■ **Problem details**: Leave out the pictures and set down exactly the lines from the start of the listing through the one with "sp_gk_out_y = [20.08, 18.03, 17.60, 15.37, 44.50, 22.50]", both included.

■ **Source data**:
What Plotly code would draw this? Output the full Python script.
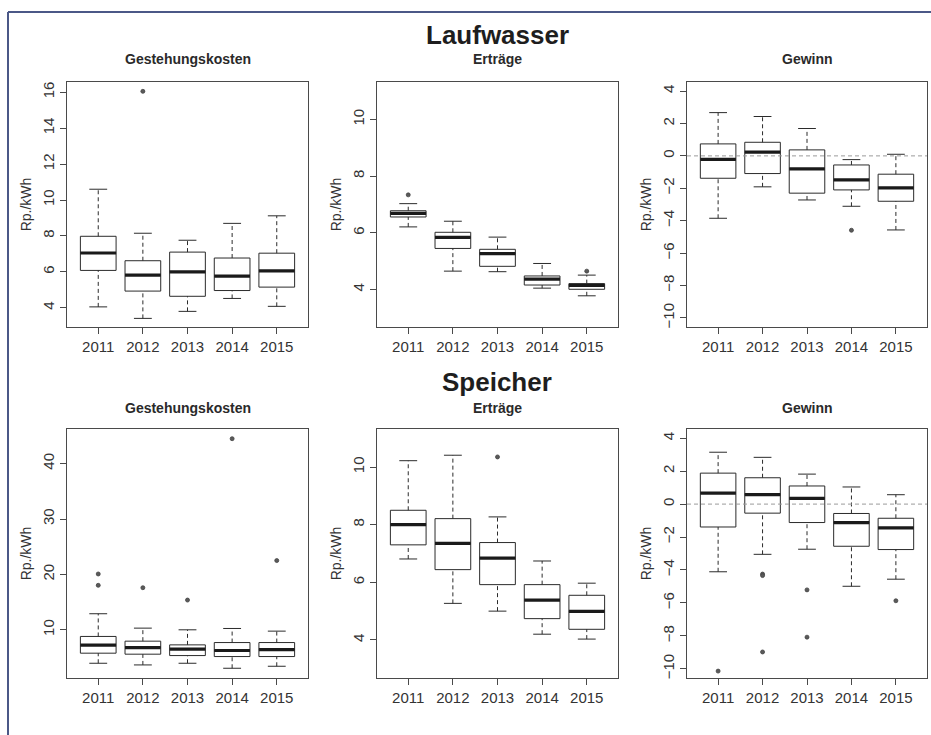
import plotly.graph_objects as go

years = [2011, 2012, 2013, 2014, 2015]

# ---- Laufwasser ----
lw_gk_low = [4.05, 3.41, 3.80, 4.52, 4.08]
lw_gk_q1 = [6.08, 4.93, 4.64, 4.96, 5.15]
lw_gk_med = [7.05, 5.82, 6.00, 5.76, 6.06]
lw_gk_q3 = [7.98, 6.62, 7.10, 6.77, 7.04]
lw_gk_high = [10.60, 8.15, 7.76, 8.70, 9.12]
lw_gk_out_x = [2012]
lw_gk_out_y = [16.05]

lw_er_low = [6.21, 4.65, 4.63, 4.05, 3.78]
lw_er_q1 = [6.56, 5.45, 4.82, 4.16, 4.01]
lw_er_med = [6.69, 5.84, 5.27, 4.37, 4.15]
lw_er_q3 = [6.78, 6.02, 5.42, 4.48, 4.21]
lw_er_high = [7.03, 6.41, 5.85, 4.92, 4.51]
lw_er_out_x = [2011, 2015]
lw_er_out_y = [7.34, 4.65]

lw_gw_low = [-3.85, -1.91, -2.72, -3.11, -4.57]
lw_gw_q1 = [-1.38, -1.09, -2.30, -2.10, -2.80]
lw_gw_med = [-0.21, 0.23, -0.80, -1.48, -1.98]
lw_gw_q3 = [0.74, 0.84, 0.37, -0.56, -1.13]
lw_gw_high = [2.67, 2.43, 1.69, -0.23, 0.10]
lw_gw_out_x = [2014]
lw_gw_out_y = [-4.59]

# ---- Speicher ----
sp_gk_low = [3.96, 3.66, 3.96, 3.06, 3.42]
sp_gk_q1 = [5.78, 5.60, 5.35, 5.17, 5.17]
sp_gk_med = [7.22, 6.80, 6.50, 6.26, 6.44]
sp_gk_q3 = [8.80, 7.95, 7.28, 7.70, 7.70]
sp_gk_high = [12.90, 10.30, 10.00, 10.24, 9.76]
sp_gk_out_x = [2011, 2011, 2012, 2013, 2014, 2015]
sp_gk_out_y = [20.08, 18.03, 17.60, 15.37, 44.50, 22.50]

sp_er_low = [6.81, 5.27, 5.00, 4.20, 4.03]
sp_er_q1 = [7.30, 6.44, 5.92, 4.74, 4.37]
sp_er_med = [8.00, 7.35, 6.84, 5.38, 4.99]
sp_er_q3 = [8.50, 8.21, 7.38, 5.92, 5.55]
sp_er_high = [10.22, 10.41, 8.27, 6.74, 5.97]
sp_er_out_x = [2013]
sp_er_out_y = [10.35]

sp_gw_low = [-4.11, -3.05, -2.74, -4.99, -4.56]
sp_gw_q1 = [-1.39, -0.55, -1.12, -2.56, -2.76]
sp_gw_med = [0.67, 0.57, 0.35, -1.12, -1.45]
sp_gw_q3 = [1.88, 1.60, 1.10, -0.57, -0.86]
sp_gw_high = [3.15, 2.84, 1.82, 1.04, 0.57]
sp_gw_out_x = [2011, 2012, 2012, 2012, 2013, 2013, 2015]
sp_gw_out_y = [-10.14, -4.25, -4.34, -8.98, -5.21, -8.08, -5.87]

row_titles = ["Laufwasser", "Speicher"]
col_titles = ["Gestehungskosten", "Erträge", "Gewinn"]
y_label = "Rp./kWh"

panels = [
    (lw_gk_low, lw_gk_q1, lw_gk_med, lw_gk_q3, lw_gk_high, lw_gk_out_x, lw_gk_out_y),
    (lw_er_low, lw_er_q1, lw_er_med, lw_er_q3, lw_er_high, lw_er_out_x, lw_er_out_y),
    (lw_gw_low, lw_gw_q1, lw_gw_med, lw_gw_q3, lw_gw_high, lw_gw_out_x, lw_gw_out_y),
    (sp_gk_low, sp_gk_q1, sp_gk_med, sp_gk_q3, sp_gk_high, sp_gk_out_x, sp_gk_out_y),
    (sp_er_low, sp_er_q1, sp_er_med, sp_er_q3, sp_er_high, sp_er_out_x, sp_er_out_y),
    (sp_gw_low, sp_gw_q1, sp_gw_med, sp_gw_q3, sp_gw_high, sp_gw_out_x, sp_gw_out_y),
]

y_ranges = [[2.93, 16.57], [2.68, 11.32], [-10.56, 4.56],
            [1.3, 46.25], [2.68, 11.32], [-10.56, 4.56]]
y_ticks = [[4, 6, 8, 10, 12, 14, 16], [4, 6, 8, 10], list(range(-10, 5, 2)),
           [10, 20, 30, 40], [4, 6, 8, 10], list(range(-10, 5, 2))]

W, H = 931, 735
col_px = [(67, 308), (377, 618), (687, 927)]
row_px = [(82, 327), (429, 678)]

FONT = "Liberation Sans, Arial, Helvetica, sans-serif"
INK = "#2b2b2b"
AX = "#4a4a4a"
BOXW = 0.8
CAPW = 0.2

fig = go.Figure()
layout = {}

for i, (lo, q1, md, q3, hi, ox, oy) in enumerate(panels):
    r, c = divmod(i, 3)
    n = i + 1
    xa = "x" if n == 1 else f"x{n}"
    ya = "y" if n == 1 else f"y{n}"

    # dashed whiskers
    wx, wy = [], []
    for yr, a, b, cc, d in zip(years, lo, q1, q3, hi):
        wx += [yr, yr, None, yr, yr, None]
        wy += [cc, d, None, a, b, None]
    fig.add_trace(go.Scatter(x=wx, y=wy, mode="lines", xaxis=xa, yaxis=ya,
                             line=dict(color=INK, width=1, dash="4px,3px"),
                             showlegend=False, hoverinfo="skip"))
    # staples
    sx, sy = [], []
    for yr, a, d in zip(years, lo, hi):
        sx += [yr - CAPW, yr + CAPW, None, yr - CAPW, yr + CAPW, None]
        sy += [a, a, None, d, d, None]
    fig.add_trace(go.Scatter(x=sx, y=sy, mode="lines", xaxis=xa, yaxis=ya,
                             line=dict(color=INK, width=1),
                             showlegend=False, hoverinfo="skip"))
    # boxes
    fig.add_trace(go.Box(x=years, q1=q1, median=md, q3=q3,
                         lowerfence=q1, upperfence=q3, width=BOXW,
                         xaxis=xa, yaxis=ya, fillcolor="white",
                         line=dict(color=INK, width=1), whiskerwidth=0,
                         boxpoints=False, showlegend=False))
    # thick medians
    mx, my = [], []
    for yr, m in zip(years, md):
        mx += [yr - BOXW / 2, yr + BOXW / 2, None]
        my += [m, m, None]
    fig.add_trace(go.Scatter(x=mx, y=my, mode="lines", xaxis=xa, yaxis=ya,
                             line=dict(color="#1a1a1a", width=3.2),
                             showlegend=False, hoverinfo="skip"))
    # outliers
    fig.add_trace(go.Scatter(x=ox, y=oy, mode="markers", xaxis=xa, yaxis=ya,
                             marker=dict(size=4, color="#5a5a5a",
                                         line=dict(color="#444444", width=0.8)),
                             showlegend=False, hoverinfo="skip"))

    x0, x1 = col_px[c]
    yt, yb = row_px[r]
    axis_common = dict(showline=True, mirror=True, linecolor=AX, linewidth=1,
                       ticks="outside", ticklen=6, tickcolor=AX, tickwidth=1,
                       showgrid=False, zeroline=False,
                       tickfont=dict(family=FONT, size=15, color="#333333"))
    layout["xaxis" if n == 1 else f"xaxis{n}"] = dict(
        domain=[x0 / W, x1 / W], anchor=ya, range=[2010.3, 2015.7],
        tickvals=years, ticktext=[str(y) for y in years], **axis_common)
    layout["yaxis" if n == 1 else f"yaxis{n}"] = dict(
        domain=[1 - yb / H, 1 - yt / H], anchor=xa, range=y_ranges[i],
        tickvals=y_ticks[i], tickangle=-90,
        title=dict(text=y_label, standoff=5,
                   font=dict(family=FONT, size=14, color="#333333")),
        **axis_common)

    if c == 2:
        fig.add_shape(type="line", xref=f"{xa} domain", yref=ya,
                      x0=0, x1=1, y0=0, y1=0,
                      line=dict(color="#9a9a9a", width=1, dash="4px,3px"))

annotations = []
for r, t in enumerate(row_titles):
    yc = [35, 382][r]
    annotations.append(dict(text=f"<b>{t}</b>", x=497.5 / W, y=1 - yc / H,
                            xref="paper", yref="paper", showarrow=False,
                            xanchor="center", yanchor="middle",
                            font=dict(family=FONT, size=26, color="#1e1e1e")))
    for c, ct in enumerate(col_titles):
        sy = [59, 408][r]
        x0, x1 = col_px[c]
        annotations.append(dict(text=f"<b>{ct}</b>", x=(x0 + x1) / 2 / W,
                                y=1 - sy / H, xref="paper", yref="paper",
                                showarrow=False, xanchor="center",
                                yanchor="middle",
                                font=dict(family=FONT, size=14, color="#2a2a2a")))

shapes = [
    dict(type="line", xref="paper", yref="paper", x0=8 / W, x1=1,
         y0=1 - 12 / H, y1=1 - 12 / H, line=dict(color="#4b5887", width=2)),
    dict(type="line", xref="paper", yref="paper", x0=8 / W, x1=8 / W,
         y0=1 - 12 / H, y1=0, line=dict(color="#4b5887", width=2)),
]

fig.update_layout(**layout)
fig.update_layout(width=W, height=H, margin=dict(l=0, r=0, t=0, b=0),
                  paper_bgcolor="white", plot_bgcolor="white",
                  annotations=annotations, showlegend=False,
                  font=dict(family=FONT))
for s in shapes:
    fig.add_shape(**s)

fig.write_html(
    "out.html",
    config={"displayModeBar": False},
    post_script="document.body.style.margin='0';document.body.style.overflow='hidden';",
)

■ **Solution**:
What Plotly code would draw this? Output the full Python script.
import plotly.graph_objects as go

years = [2011, 2012, 2013, 2014, 2015]

# ---- Laufwasser ----
lw_gk_low = [4.05, 3.41, 3.80, 4.52, 4.08]
lw_gk_q1 = [6.08, 4.93, 4.64, 4.96, 5.15]
lw_gk_med = [7.05, 5.82, 6.00, 5.76, 6.06]
lw_gk_q3 = [7.98, 6.62, 7.10, 6.77, 7.04]
lw_gk_high = [10.60, 8.15, 7.76, 8.70, 9.12]
lw_gk_out_x = [2012]
lw_gk_out_y = [16.05]

lw_er_low = [6.21, 4.65, 4.63, 4.05, 3.78]
lw_er_q1 = [6.56, 5.45, 4.82, 4.16, 4.01]
lw_er_med = [6.69, 5.84, 5.27, 4.37, 4.15]
lw_er_q3 = [6.78, 6.02, 5.42, 4.48, 4.21]
lw_er_high = [7.03, 6.41, 5.85, 4.92, 4.51]
lw_er_out_x = [2011, 2015]
lw_er_out_y = [7.34, 4.65]

lw_gw_low = [-3.85, -1.91, -2.72, -3.11, -4.57]
lw_gw_q1 = [-1.38, -1.09, -2.30, -2.10, -2.80]
lw_gw_med = [-0.21, 0.23, -0.80, -1.48, -1.98]
lw_gw_q3 = [0.74, 0.84, 0.37, -0.56, -1.13]
lw_gw_high = [2.67, 2.43, 1.69, -0.23, 0.10]
lw_gw_out_x = [2014]
lw_gw_out_y = [-4.59]

# ---- Speicher ----
sp_gk_low = [3.96, 3.66, 3.96, 3.06, 3.42]
sp_gk_q1 = [5.78, 5.60, 5.35, 5.17, 5.17]
sp_gk_med = [7.22, 6.80, 6.50, 6.26, 6.44]
sp_gk_q3 = [8.80, 7.95, 7.28, 7.70, 7.70]
sp_gk_high = [12.90, 10.30, 10.00, 10.24, 9.76]
sp_gk_out_x = [2011, 2011, 2012, 2013, 2014, 2015]
sp_gk_out_y = [20.08, 18.03, 17.60, 15.37, 44.50, 22.50]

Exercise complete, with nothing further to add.